The low, stunted growth of spruce and fir which clothes the top of Slide has been cut away over a small space on the highest point, laying open the view on nearly all sides. Here we sat down and enjoyed our triumph. We saw the world as the hawk or the balloonist sees it when he is three thousand feet in the air. How soft and flowing all the outlines of the hills and mountains beneath us looked! The forests dropped down and undulated away over them, covering them like a carpet. To the east we looked over the near-by Wittenberg range to the Hudson and beyond; to the south, Peak-o'-Moose, with its sharp crest, and Table Mountain, with its long level top, were the two conspicuous objects; in the west, Mt. Graham and Double Top, about three thousand eight hundred feet each, arrested the eye; while in our front to the north we looked over the top of Panther Mountain to the multitudinous peaks of the northern Catskills. All was mountain and forest on every hand. Civilization seemed to have done little more than to have scratched this rough, shaggy surface of the earth here and there. In any such view, the wild, the aboriginal, the geographical greatly predominate. The works of man dwindle, and the original features of the huge globe come out.

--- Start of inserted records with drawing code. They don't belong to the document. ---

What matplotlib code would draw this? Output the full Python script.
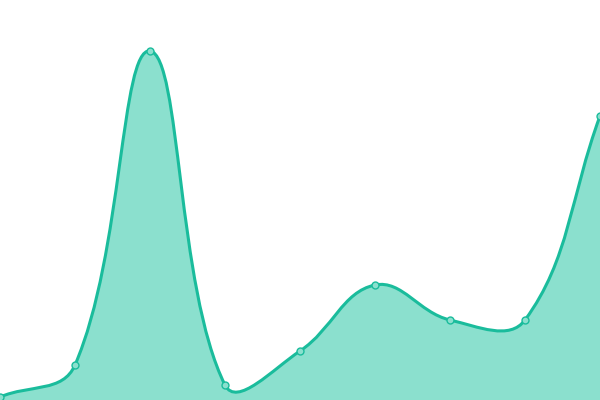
import matplotlib
matplotlib.use("Agg")
import matplotlib.pyplot as plt
from matplotlib.path import Path
from matplotlib.patches import PathPatch
import numpy as np

# data
xs = [0, 75, 150, 225, 300, 375, 450, 525, 600]
values = [3, 35, 349, 15, 49, 115, 80, 80, 284]

line_color = "#1abc9c"
fill_color = "#8be0ce"
tension = 0.4


def spline_controls(px, py, t):
    # chart.js style spline control points
    n = len(px)
    cps = []
    for i in range(n):
        prev = (px[max(i - 1, 0)], py[max(i - 1, 0)])
        cur = (px[i], py[i])
        nxt = (px[min(i + 1, n - 1)], py[min(i + 1, n - 1)])
        d01 = np.hypot(cur[0] - prev[0], cur[1] - prev[1])
        d12 = np.hypot(nxt[0] - cur[0], nxt[1] - cur[1])
        s01 = d01 / (d01 + d12) if d01 + d12 else 0
        s12 = d12 / (d01 + d12) if d01 + d12 else 0
        fa = t * s01
        fb = t * s12
        cp_prev = (cur[0] - fa * (nxt[0] - prev[0]), cur[1] - fa * (nxt[1] - prev[1]))
        cp_next = (cur[0] + fb * (nxt[0] - prev[0]), cur[1] + fb * (nxt[1] - prev[1]))
        cps.append((cp_prev, cp_next))
    return cps


cps = spline_controls(xs, values, tension)
verts = [(xs[0], values[0])]
codes = [Path.MOVETO]
for i in range(1, len(xs)):
    verts += [cps[i - 1][1], cps[i][0], (xs[i], values[i])]
    codes += [Path.CURVE4] * 3

fill_verts = verts + [(xs[-1], 0), (xs[0], 0), (xs[0], values[0])]
fill_codes = codes + [Path.LINETO, Path.LINETO, Path.CLOSEPOLY]

fig = plt.figure(figsize=(6, 4), dpi=100)
ax = fig.add_axes([0, 0, 1, 1])
ax.add_patch(PathPatch(Path(fill_verts, fill_codes), facecolor=fill_color, edgecolor="none"))
ax.add_patch(PathPatch(Path(verts, codes), facecolor="none", edgecolor=line_color, lw=2.2))
ax.plot(xs, values, "o", ms=5, mfc=fill_color, mec=line_color, mew=1)
ax.set_xlim(0, 600)
ax.set_ylim(0, 400)
ax.axis("off")
fig.savefig("out.png", dpi=100)
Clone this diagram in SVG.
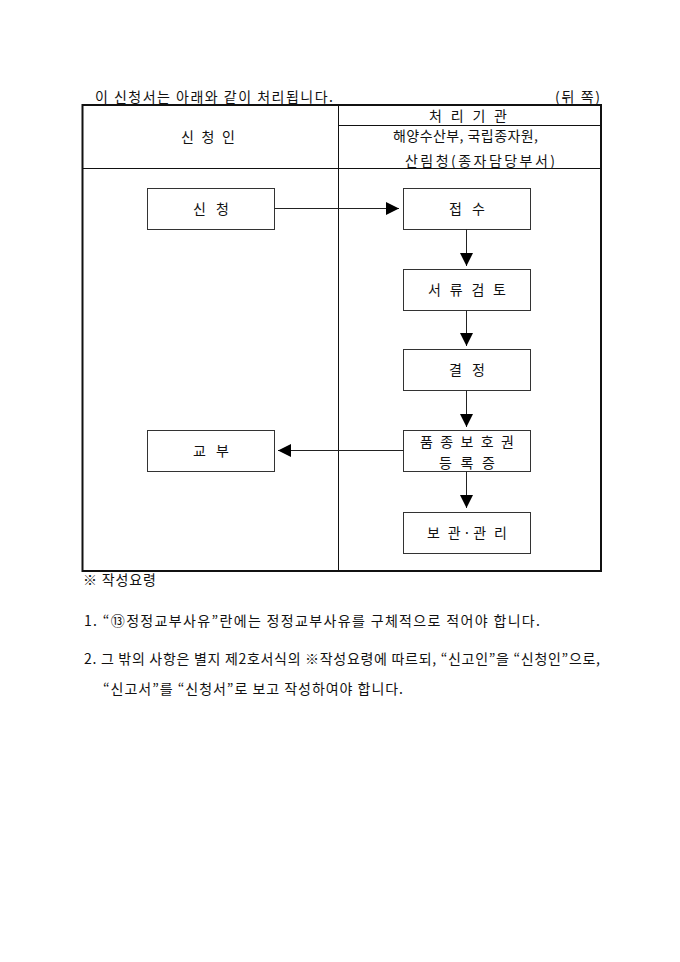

Every single object or point is dwarfed; the valley of the Hudson is only a wrinkle in the earth's surface. You discover with a feeling of surprise that the great thing is the earth itself, which stretches away on every hand so far beyond your ken.
The Arabs believe that the mountains steady the earth and hold it together; but they have only to get on the top of a high one to see how insignificant mountains are, and how adequate the earth looks to get along without them. To the imaginative Oriental people, mountains seemed to mean much more than they do to us. They were sacred; they were the abodes of their divinities. They offered their sacrifices upon them. In the Bible, mountains are used as a symbol of that which is great and holy. Jerusalem is spoken of as a holy mountain. The Syrians were beaten by the Children of Israel because, said they, "their gods are gods of the hills; therefore were they stronger than we." It was on Mount Horeb that God appeared to Moses in the burning bush, and on Sinai that He delivered to him the law. Josephus says that the Hebrew shepherds never pasture their flocks on Sinai, believing it to be the abode of Jehovah. The solitude of mountain-tops is peculiarly impressive, and it is certainly easier to believe the Deity appeared in a burning bush there than in the valley below. When the clouds of heaven, too, come down and envelop the top of the mountain,—how such a circumstance must have impressed the old God-fearing Hebrews! Moses knew well how to surround the law with the pomp and circumstance that would inspire the deepest awe and reverence.